Transition are said to be in conflict, if more than one transition is enabled during dispatch of an event. Rules to solve the conflict are:
If they are in a hierarchical relationship, the outermost transition has precendence over the others.
If they emanate from the same state, there is a priority number that defines the precedence.
If they are part of orthogonal sub-regions, all will be executed according to the sub-region execution order.
A transition is said to be enabled during dispatch of an event if (1) the transitions source state configuration matches the state machine active state configuration, if (2) the current trigger event matches the transitions signal event and if (3) the guard condition is true. Multiple transitions may be enabled during a dispatch which is called conflicting transitions.
Hierarchical states are states that have at least one nested region with sub-states.
A sub-region may be configured to remember the state that is active when the region is left. This state will be re-entered when the region is entered again without a specified state.
Every region has one initial state that is entered when the region is entered without a specified state. This is the case for the root region when the state machine is started. Sub-regions are entered without a specified state when a transition is executed that ends at the outer border of the embedding composite state. The history state, if configured, replaces the initial state on second entry of the region.
The least common ancestor is the smallest region that contains both the transition anchor state and the transition target. When a transition is executed, it leaves (nested) states up to the state that is a direct child of the least common ancestor region and enters (nested) states starting from the child state of the least common ancestor region.
Orthogonal states are states which are active at the same time within a single state machine. Orthogonal states are part of separate sibling regions. They are said to be orthogonal because the other states within the respective regions can be varied independently and thus span orthogonal state spaces.
A transition is said to be reached when the the transitions source state configuration matches the state machine active state configuration. The transition will be evaluated on the next dispatch of an event.

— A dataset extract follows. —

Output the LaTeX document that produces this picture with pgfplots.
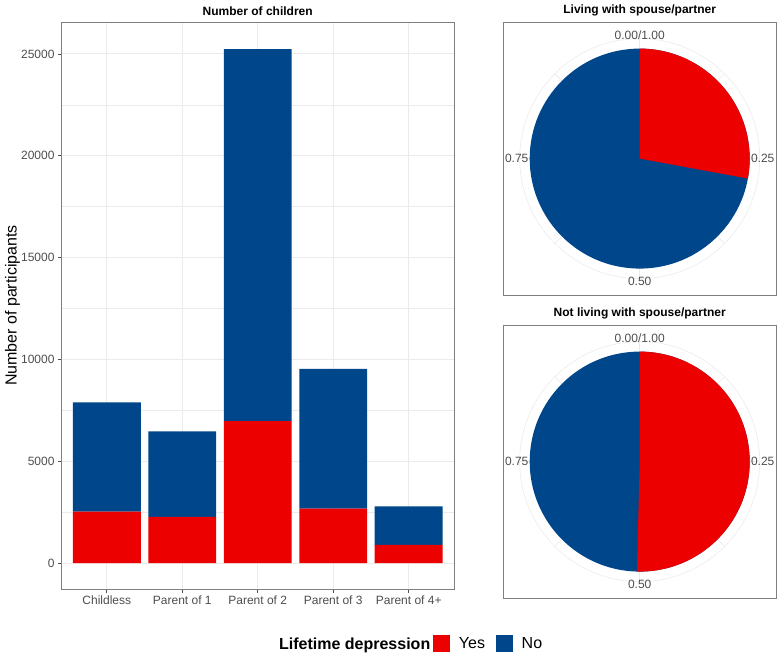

Every state of a state machine is contained in a region. For a plain state machine with only simple states there is one root region that contains all the states. States of a hierarchical state machine contain one or more sub-regions that again contain states, which are called sub-states. Every region requires an initial state that indicates which state to enter when the region becomes active, for the root region this is the state machine startup. Nesting regions within states allows to create an arbitrary deep nested state machine. For details about the behavior of the state machine please see Programming State Machines.
The root region is the topmost container for the states of a state machine and is needed for every state machine.
A state configuration describes the active state of a state machine, the source of a transition or the target of a transition. A state configuration can uniquely specify a single state (e.g. the active state of a state machine) or it can leave some degree of freedom through not specifying the states of one or more orthogonal sub-regions.
A state nested within a sub-region of a composite state.
Transitions are aggregated at states. The transition anchor defines at which state a transition is aggregated. For plain transitions the transition anchor is identical with the transition source state. Complex transitions like join transitions have a transition anchor that is (typically) the common parent state of the source states. The transition anchor state is also the starting point for identifying the least common ancestor of the transition.
In some specific situations one or more source states may also be outside the closure of the transition anchor. The outside states are not left when the transition executes, however they still participate as a precondition for the transition to become enabled (state gated transition).